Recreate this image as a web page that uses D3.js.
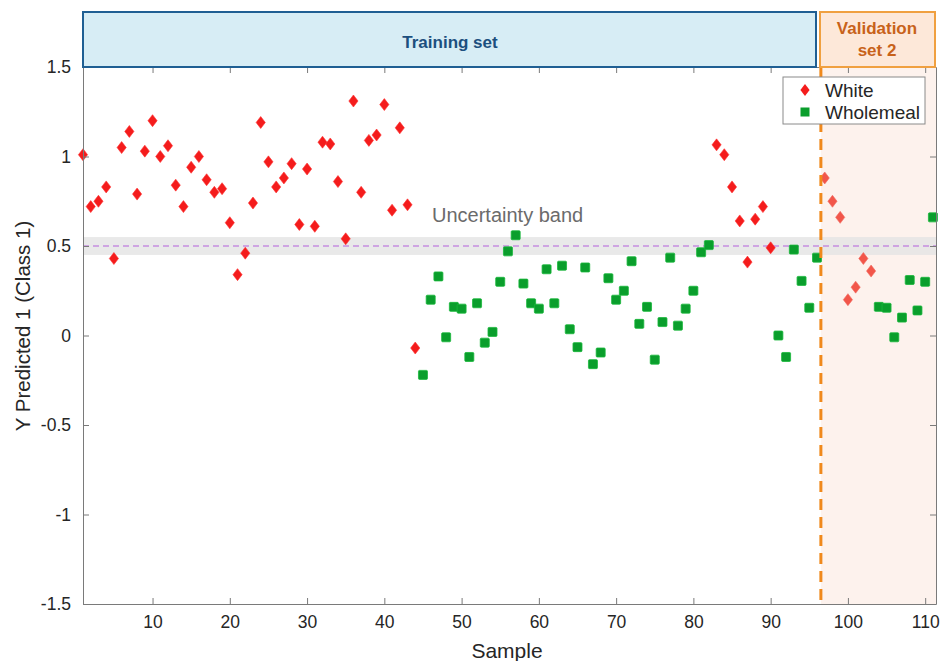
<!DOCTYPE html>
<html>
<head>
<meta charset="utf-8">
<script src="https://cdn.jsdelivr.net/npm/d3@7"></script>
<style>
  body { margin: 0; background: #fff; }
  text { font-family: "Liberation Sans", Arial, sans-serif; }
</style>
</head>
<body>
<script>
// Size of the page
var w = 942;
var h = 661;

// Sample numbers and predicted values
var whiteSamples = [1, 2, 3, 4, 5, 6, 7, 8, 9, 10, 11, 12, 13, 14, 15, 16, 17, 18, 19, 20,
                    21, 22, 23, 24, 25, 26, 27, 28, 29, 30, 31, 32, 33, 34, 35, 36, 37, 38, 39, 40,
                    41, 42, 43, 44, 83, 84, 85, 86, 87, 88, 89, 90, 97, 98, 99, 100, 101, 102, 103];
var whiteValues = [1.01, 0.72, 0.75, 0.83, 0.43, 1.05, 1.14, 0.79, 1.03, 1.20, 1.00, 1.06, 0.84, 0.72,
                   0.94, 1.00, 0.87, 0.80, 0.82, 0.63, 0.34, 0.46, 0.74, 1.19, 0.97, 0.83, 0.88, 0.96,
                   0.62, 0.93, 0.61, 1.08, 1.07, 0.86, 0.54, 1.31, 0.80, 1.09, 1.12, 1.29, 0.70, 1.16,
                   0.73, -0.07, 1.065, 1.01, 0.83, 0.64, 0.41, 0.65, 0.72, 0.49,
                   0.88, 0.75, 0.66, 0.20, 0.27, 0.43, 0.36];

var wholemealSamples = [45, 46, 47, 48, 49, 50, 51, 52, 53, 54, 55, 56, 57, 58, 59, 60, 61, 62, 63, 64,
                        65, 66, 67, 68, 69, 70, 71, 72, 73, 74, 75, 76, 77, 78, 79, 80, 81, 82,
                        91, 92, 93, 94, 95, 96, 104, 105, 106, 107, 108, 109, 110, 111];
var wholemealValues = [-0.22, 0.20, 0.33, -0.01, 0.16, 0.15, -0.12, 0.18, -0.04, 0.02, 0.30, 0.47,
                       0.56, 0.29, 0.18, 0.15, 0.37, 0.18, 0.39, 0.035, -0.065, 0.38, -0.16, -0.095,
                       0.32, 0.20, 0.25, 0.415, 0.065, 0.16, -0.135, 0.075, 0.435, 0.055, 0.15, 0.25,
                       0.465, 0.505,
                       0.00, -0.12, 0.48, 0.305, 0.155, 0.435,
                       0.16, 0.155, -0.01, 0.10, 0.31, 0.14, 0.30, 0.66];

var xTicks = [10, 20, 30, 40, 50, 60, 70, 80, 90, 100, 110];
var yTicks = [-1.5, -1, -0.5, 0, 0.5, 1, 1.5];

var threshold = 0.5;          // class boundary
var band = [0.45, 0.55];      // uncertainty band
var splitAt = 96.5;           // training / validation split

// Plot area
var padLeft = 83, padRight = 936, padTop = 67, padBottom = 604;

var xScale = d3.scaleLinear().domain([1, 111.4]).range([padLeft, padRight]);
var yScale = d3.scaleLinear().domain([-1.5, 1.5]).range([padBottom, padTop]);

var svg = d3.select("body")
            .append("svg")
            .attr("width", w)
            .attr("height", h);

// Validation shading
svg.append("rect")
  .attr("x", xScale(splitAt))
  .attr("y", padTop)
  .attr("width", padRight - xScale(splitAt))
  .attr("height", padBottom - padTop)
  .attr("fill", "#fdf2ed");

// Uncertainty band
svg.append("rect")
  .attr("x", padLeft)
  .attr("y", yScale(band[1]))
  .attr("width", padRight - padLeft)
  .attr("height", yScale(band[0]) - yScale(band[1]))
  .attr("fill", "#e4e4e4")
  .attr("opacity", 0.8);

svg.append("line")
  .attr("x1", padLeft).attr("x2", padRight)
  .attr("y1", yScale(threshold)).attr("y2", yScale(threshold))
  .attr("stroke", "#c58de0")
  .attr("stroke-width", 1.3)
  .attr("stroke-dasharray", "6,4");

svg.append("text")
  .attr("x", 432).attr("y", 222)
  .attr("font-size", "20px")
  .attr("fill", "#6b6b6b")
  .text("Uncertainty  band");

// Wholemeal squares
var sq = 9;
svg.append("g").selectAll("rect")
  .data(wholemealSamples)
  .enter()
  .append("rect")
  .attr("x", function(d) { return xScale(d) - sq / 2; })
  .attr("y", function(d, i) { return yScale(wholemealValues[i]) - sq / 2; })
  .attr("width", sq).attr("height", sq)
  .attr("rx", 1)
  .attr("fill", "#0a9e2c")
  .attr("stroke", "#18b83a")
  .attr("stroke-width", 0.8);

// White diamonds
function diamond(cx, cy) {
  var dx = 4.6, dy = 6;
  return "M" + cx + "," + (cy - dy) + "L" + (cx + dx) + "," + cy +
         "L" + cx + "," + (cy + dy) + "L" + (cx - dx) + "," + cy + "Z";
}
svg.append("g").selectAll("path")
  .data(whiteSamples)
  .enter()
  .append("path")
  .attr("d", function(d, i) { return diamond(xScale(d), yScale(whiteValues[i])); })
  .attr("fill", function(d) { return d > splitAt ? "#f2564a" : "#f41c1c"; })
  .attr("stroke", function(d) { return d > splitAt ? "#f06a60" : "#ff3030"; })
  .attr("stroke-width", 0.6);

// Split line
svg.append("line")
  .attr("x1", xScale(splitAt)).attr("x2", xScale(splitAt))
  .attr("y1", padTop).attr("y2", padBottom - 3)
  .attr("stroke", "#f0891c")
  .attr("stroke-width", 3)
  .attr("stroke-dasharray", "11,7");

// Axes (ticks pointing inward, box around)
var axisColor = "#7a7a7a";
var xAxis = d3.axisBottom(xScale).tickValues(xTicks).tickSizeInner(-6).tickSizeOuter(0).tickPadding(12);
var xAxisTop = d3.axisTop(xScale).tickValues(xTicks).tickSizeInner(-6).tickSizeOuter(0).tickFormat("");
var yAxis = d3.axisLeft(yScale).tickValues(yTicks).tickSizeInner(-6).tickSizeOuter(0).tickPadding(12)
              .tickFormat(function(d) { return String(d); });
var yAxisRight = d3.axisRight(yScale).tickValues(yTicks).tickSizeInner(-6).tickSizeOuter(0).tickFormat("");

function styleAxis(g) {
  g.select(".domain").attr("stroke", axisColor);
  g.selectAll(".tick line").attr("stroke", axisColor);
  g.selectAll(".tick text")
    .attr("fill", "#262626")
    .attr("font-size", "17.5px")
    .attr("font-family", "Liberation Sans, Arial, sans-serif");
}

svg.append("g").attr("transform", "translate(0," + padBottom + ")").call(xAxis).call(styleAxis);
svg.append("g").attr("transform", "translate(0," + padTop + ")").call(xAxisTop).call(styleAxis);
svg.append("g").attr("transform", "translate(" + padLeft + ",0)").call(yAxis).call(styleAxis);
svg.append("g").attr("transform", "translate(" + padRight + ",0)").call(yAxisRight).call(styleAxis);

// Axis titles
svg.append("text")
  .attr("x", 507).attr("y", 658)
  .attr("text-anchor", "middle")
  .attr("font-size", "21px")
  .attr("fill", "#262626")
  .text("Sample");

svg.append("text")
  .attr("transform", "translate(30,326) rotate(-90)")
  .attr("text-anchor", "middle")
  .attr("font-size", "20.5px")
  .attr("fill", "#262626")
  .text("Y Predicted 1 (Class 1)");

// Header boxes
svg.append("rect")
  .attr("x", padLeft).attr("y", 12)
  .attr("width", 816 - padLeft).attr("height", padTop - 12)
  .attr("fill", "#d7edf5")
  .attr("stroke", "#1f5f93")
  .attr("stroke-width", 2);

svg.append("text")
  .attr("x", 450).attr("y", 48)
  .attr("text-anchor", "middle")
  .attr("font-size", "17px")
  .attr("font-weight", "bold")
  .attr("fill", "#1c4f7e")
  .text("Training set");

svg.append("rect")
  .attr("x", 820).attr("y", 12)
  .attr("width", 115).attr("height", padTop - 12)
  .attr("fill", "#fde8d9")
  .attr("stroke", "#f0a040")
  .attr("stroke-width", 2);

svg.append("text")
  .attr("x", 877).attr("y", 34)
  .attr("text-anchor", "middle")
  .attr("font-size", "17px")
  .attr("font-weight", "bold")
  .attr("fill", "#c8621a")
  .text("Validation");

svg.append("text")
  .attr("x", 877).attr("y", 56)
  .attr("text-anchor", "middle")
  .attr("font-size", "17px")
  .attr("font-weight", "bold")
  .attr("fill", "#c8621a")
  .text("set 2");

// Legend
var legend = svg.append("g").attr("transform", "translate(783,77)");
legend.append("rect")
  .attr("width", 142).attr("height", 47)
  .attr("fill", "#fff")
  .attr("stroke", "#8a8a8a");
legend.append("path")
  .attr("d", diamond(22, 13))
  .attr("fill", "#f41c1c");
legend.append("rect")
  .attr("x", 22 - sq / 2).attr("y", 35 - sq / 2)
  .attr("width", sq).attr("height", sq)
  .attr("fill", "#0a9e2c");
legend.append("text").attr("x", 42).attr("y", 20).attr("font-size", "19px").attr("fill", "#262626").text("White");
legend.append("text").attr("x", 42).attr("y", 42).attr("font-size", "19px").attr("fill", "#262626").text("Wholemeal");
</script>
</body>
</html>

__________

Task goal
Copy exactly the lines running from the beginning of the listing through the line that has "0.88, 0.75, 0.66, 0.20, 0.27, 0.43, 0.36];". Drop the pictures.

Complete output
Recreate this image as a web page that uses D3.js.
<!DOCTYPE html>
<html>
<head>
<meta charset="utf-8">
<script src="https://cdn.jsdelivr.net/npm/d3@7"></script>
<style>
  body { margin: 0; background: #fff; }
  text { font-family: "Liberation Sans", Arial, sans-serif; }
</style>
</head>
<body>
<script>
// Size of the page
var w = 942;
var h = 661;

// Sample numbers and predicted values
var whiteSamples = [1, 2, 3, 4, 5, 6, 7, 8, 9, 10, 11, 12, 13, 14, 15, 16, 17, 18, 19, 20,
                    21, 22, 23, 24, 25, 26, 27, 28, 29, 30, 31, 32, 33, 34, 35, 36, 37, 38, 39, 40,
                    41, 42, 43, 44, 83, 84, 85, 86, 87, 88, 89, 90, 97, 98, 99, 100, 101, 102, 103];
var whiteValues = [1.01, 0.72, 0.75, 0.83, 0.43, 1.05, 1.14, 0.79, 1.03, 1.20, 1.00, 1.06, 0.84, 0.72,
                   0.94, 1.00, 0.87, 0.80, 0.82, 0.63, 0.34, 0.46, 0.74, 1.19, 0.97, 0.83, 0.88, 0.96,
                   0.62, 0.93, 0.61, 1.08, 1.07, 0.86, 0.54, 1.31, 0.80, 1.09, 1.12, 1.29, 0.70, 1.16,
                   0.73, -0.07, 1.065, 1.01, 0.83, 0.64, 0.41, 0.65, 0.72, 0.49,
                   0.88, 0.75, 0.66, 0.20, 0.27, 0.43, 0.36];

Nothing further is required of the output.